__Dataset__
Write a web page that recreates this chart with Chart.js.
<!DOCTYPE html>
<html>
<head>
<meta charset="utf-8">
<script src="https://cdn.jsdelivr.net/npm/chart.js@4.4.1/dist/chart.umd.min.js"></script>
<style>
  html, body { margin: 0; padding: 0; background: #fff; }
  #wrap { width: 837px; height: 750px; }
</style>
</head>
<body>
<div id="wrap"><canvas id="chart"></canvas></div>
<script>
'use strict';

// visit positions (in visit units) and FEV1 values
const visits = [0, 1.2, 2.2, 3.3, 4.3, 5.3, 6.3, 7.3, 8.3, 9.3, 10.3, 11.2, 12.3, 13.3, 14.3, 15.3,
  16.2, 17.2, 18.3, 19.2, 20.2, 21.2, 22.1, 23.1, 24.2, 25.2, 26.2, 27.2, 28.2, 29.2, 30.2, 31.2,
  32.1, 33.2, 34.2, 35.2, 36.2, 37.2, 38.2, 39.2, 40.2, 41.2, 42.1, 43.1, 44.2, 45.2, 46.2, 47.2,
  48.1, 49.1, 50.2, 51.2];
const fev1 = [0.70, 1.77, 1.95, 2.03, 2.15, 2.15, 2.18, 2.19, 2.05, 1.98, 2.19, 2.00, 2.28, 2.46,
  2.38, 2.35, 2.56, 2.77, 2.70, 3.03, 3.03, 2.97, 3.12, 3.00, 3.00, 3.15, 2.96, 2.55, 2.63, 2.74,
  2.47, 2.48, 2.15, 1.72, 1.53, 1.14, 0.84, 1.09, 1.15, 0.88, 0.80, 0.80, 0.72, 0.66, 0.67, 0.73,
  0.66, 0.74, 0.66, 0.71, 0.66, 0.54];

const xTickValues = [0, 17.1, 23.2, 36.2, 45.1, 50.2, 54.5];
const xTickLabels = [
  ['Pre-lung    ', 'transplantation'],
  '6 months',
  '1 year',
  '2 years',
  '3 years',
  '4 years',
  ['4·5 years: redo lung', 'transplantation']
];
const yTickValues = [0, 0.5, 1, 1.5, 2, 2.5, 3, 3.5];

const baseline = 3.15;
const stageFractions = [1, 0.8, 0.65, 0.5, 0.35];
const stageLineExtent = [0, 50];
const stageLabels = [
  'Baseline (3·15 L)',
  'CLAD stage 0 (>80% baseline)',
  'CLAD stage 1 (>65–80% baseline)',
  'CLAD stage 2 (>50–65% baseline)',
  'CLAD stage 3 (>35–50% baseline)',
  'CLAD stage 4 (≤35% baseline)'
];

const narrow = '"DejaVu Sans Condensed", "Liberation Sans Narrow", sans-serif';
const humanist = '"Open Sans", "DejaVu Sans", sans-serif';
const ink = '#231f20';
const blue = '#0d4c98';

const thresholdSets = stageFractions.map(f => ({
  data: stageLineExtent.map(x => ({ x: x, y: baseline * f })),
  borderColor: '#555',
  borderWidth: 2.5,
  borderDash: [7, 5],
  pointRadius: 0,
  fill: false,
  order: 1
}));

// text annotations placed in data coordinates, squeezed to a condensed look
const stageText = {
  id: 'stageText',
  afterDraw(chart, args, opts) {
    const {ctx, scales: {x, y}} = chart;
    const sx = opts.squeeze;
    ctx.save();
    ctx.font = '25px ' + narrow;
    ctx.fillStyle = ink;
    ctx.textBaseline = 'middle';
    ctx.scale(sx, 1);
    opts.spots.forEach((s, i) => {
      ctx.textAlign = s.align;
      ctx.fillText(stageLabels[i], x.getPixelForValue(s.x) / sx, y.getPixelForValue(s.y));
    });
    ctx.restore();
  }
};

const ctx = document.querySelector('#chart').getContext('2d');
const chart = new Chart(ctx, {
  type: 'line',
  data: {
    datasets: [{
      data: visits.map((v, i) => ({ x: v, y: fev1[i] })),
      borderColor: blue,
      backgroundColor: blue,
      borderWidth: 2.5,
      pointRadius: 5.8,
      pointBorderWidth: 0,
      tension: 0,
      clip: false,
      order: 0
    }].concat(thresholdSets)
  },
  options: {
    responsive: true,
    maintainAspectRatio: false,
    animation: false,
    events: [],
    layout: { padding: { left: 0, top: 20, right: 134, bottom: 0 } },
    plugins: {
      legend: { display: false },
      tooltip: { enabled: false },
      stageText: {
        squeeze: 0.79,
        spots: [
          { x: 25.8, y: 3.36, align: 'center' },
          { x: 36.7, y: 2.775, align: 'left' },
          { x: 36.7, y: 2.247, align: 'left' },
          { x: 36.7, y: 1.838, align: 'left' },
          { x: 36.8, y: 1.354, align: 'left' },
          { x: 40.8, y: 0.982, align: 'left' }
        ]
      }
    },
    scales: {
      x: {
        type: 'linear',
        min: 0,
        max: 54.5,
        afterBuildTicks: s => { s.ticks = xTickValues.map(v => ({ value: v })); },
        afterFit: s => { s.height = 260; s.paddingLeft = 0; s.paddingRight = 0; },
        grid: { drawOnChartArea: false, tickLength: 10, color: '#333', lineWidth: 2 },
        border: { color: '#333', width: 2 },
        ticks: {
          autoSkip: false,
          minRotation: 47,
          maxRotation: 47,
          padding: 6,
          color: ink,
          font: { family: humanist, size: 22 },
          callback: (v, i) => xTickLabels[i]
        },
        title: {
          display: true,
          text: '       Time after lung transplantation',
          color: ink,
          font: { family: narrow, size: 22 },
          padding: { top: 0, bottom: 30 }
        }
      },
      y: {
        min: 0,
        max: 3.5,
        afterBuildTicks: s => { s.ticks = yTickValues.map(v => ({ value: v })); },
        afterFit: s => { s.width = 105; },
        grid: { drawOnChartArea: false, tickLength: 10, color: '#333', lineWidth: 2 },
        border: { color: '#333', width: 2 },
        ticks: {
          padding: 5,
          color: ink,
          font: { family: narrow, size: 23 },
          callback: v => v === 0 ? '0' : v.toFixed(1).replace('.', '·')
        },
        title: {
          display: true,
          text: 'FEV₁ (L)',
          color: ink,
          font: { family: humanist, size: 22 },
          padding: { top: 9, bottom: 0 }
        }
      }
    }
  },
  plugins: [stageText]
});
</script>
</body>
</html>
--
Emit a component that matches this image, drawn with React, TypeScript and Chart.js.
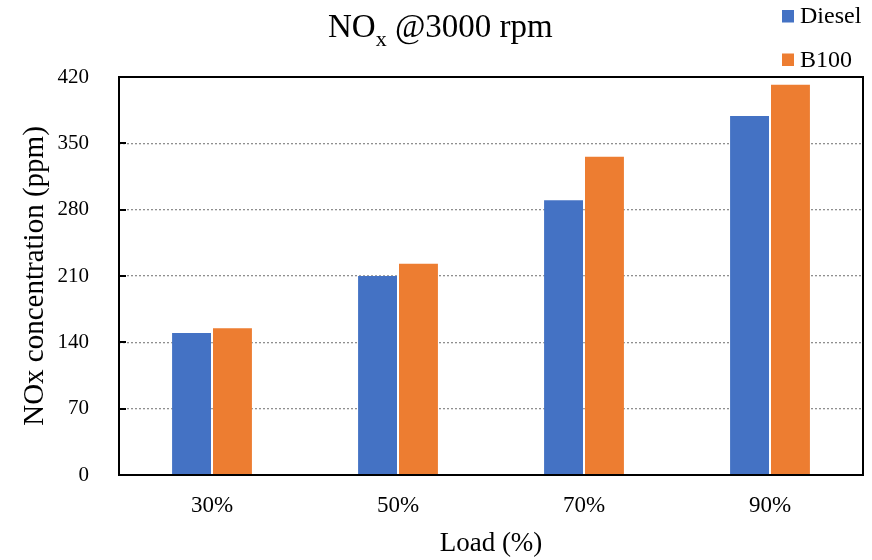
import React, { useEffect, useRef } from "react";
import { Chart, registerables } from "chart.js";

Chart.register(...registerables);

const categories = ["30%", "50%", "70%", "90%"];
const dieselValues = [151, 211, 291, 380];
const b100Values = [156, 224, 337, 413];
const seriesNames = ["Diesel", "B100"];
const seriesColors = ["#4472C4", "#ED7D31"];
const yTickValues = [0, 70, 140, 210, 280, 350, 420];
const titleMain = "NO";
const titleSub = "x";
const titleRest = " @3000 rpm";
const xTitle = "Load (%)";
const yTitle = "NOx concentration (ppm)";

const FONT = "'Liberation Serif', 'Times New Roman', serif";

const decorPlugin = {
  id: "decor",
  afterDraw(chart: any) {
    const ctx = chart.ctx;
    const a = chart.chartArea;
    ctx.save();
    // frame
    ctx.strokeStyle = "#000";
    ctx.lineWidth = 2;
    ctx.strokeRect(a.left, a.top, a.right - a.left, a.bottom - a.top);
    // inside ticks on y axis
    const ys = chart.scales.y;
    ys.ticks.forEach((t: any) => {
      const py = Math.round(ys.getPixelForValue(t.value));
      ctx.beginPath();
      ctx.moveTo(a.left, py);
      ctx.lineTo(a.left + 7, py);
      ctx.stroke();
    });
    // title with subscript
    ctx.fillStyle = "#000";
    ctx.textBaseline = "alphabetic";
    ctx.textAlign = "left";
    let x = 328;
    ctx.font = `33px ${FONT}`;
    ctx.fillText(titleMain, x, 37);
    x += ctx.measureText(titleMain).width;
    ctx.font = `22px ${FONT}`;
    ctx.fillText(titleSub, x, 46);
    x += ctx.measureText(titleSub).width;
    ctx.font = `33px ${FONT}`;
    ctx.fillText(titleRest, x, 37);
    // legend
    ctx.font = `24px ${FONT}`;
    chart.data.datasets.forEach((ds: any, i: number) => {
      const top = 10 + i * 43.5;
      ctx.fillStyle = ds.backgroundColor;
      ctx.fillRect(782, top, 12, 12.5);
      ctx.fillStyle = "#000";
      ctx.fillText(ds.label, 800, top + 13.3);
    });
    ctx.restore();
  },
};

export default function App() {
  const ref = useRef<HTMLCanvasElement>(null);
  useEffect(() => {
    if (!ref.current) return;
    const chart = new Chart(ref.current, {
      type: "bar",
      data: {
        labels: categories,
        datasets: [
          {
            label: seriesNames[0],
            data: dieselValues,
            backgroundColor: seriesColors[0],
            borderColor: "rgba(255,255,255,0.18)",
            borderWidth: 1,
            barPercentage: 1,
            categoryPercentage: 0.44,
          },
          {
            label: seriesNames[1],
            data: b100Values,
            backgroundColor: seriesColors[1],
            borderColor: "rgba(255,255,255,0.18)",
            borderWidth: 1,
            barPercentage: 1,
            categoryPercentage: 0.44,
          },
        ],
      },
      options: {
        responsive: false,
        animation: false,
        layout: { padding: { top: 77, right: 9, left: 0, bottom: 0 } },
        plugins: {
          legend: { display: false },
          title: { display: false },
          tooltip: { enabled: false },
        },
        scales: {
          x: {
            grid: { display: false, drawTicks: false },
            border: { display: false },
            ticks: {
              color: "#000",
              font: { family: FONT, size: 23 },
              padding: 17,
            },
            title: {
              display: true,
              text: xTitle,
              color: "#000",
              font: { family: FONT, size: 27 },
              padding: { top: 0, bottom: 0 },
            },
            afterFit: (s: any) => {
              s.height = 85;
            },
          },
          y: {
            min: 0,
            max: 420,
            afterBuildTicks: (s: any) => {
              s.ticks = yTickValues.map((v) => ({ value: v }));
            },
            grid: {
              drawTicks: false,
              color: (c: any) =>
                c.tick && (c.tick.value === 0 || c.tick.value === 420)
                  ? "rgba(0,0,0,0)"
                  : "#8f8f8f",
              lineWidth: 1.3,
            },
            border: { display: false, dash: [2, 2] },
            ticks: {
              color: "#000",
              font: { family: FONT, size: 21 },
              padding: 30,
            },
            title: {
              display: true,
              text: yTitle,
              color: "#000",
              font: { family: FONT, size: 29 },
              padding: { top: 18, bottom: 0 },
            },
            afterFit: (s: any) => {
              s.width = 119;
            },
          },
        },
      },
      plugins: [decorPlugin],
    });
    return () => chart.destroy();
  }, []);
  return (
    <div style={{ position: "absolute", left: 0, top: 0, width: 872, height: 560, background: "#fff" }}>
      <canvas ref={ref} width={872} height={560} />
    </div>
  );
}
==
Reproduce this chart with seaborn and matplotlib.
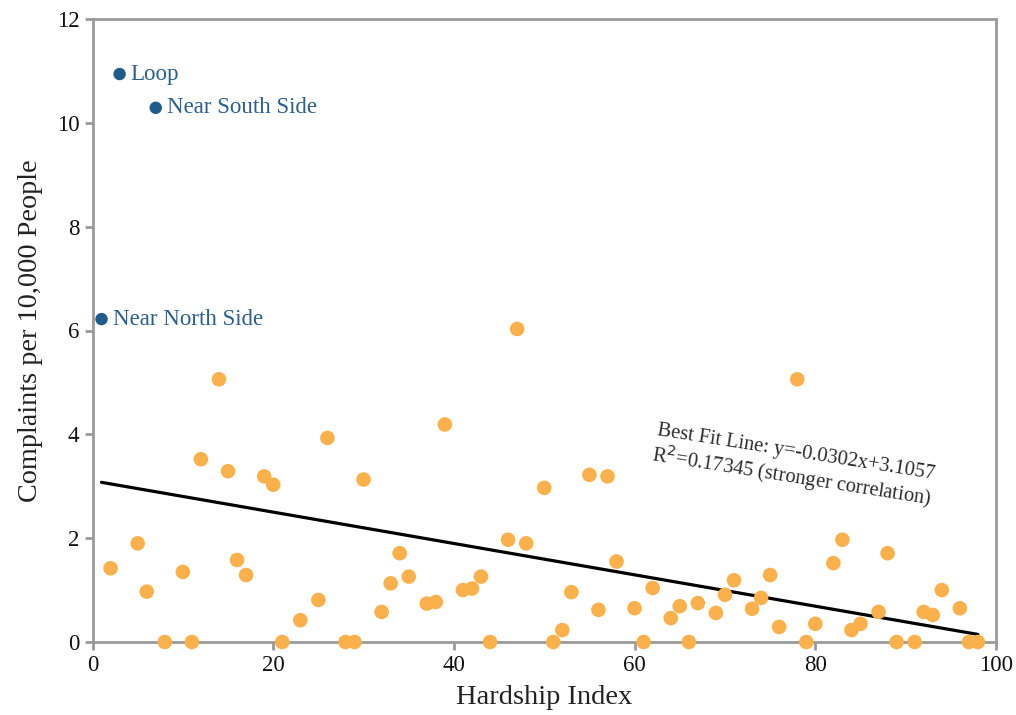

__Task objective__
Only the lines from the one with "Write a web" to the one with "const blue = '#0d4c98';" are wanted; extract them exactly, both ends included.

__Solution for this problem__
Write a web page that recreates this chart with Chart.js.
<!DOCTYPE html>
<html>
<head>
<meta charset="utf-8">
<script src="https://cdn.jsdelivr.net/npm/chart.js@4.4.1/dist/chart.umd.min.js"></script>
<style>
  html, body { margin: 0; padding: 0; background: #fff; }
  #wrap { width: 837px; height: 750px; }
</style>
</head>
<body>
<div id="wrap"><canvas id="chart"></canvas></div>
<script>
'use strict';

// visit positions (in visit units) and FEV1 values
const visits = [0, 1.2, 2.2, 3.3, 4.3, 5.3, 6.3, 7.3, 8.3, 9.3, 10.3, 11.2, 12.3, 13.3, 14.3, 15.3,
  16.2, 17.2, 18.3, 19.2, 20.2, 21.2, 22.1, 23.1, 24.2, 25.2, 26.2, 27.2, 28.2, 29.2, 30.2, 31.2,
  32.1, 33.2, 34.2, 35.2, 36.2, 37.2, 38.2, 39.2, 40.2, 41.2, 42.1, 43.1, 44.2, 45.2, 46.2, 47.2,
  48.1, 49.1, 50.2, 51.2];
const fev1 = [0.70, 1.77, 1.95, 2.03, 2.15, 2.15, 2.18, 2.19, 2.05, 1.98, 2.19, 2.00, 2.28, 2.46,
  2.38, 2.35, 2.56, 2.77, 2.70, 3.03, 3.03, 2.97, 3.12, 3.00, 3.00, 3.15, 2.96, 2.55, 2.63, 2.74,
  2.47, 2.48, 2.15, 1.72, 1.53, 1.14, 0.84, 1.09, 1.15, 0.88, 0.80, 0.80, 0.72, 0.66, 0.67, 0.73,
  0.66, 0.74, 0.66, 0.71, 0.66, 0.54];

const xTickValues = [0, 17.1, 23.2, 36.2, 45.1, 50.2, 54.5];
const xTickLabels = [
  ['Pre-lung    ', 'transplantation'],
  '6 months',
  '1 year',
  '2 years',
  '3 years',
  '4 years',
  ['4·5 years: redo lung', 'transplantation']
];
const yTickValues = [0, 0.5, 1, 1.5, 2, 2.5, 3, 3.5];

const baseline = 3.15;
const stageFractions = [1, 0.8, 0.65, 0.5, 0.35];
const stageLineExtent = [0, 50];
const stageLabels = [
  'Baseline (3·15 L)',
  'CLAD stage 0 (>80% baseline)',
  'CLAD stage 1 (>65–80% baseline)',
  'CLAD stage 2 (>50–65% baseline)',
  'CLAD stage 3 (>35–50% baseline)',
  'CLAD stage 4 (≤35% baseline)'
];

const narrow = '"DejaVu Sans Condensed", "Liberation Sans Narrow", sans-serif';
const humanist = '"Open Sans", "DejaVu Sans", sans-serif';
const ink = '#231f20';
const blue = '#0d4c98';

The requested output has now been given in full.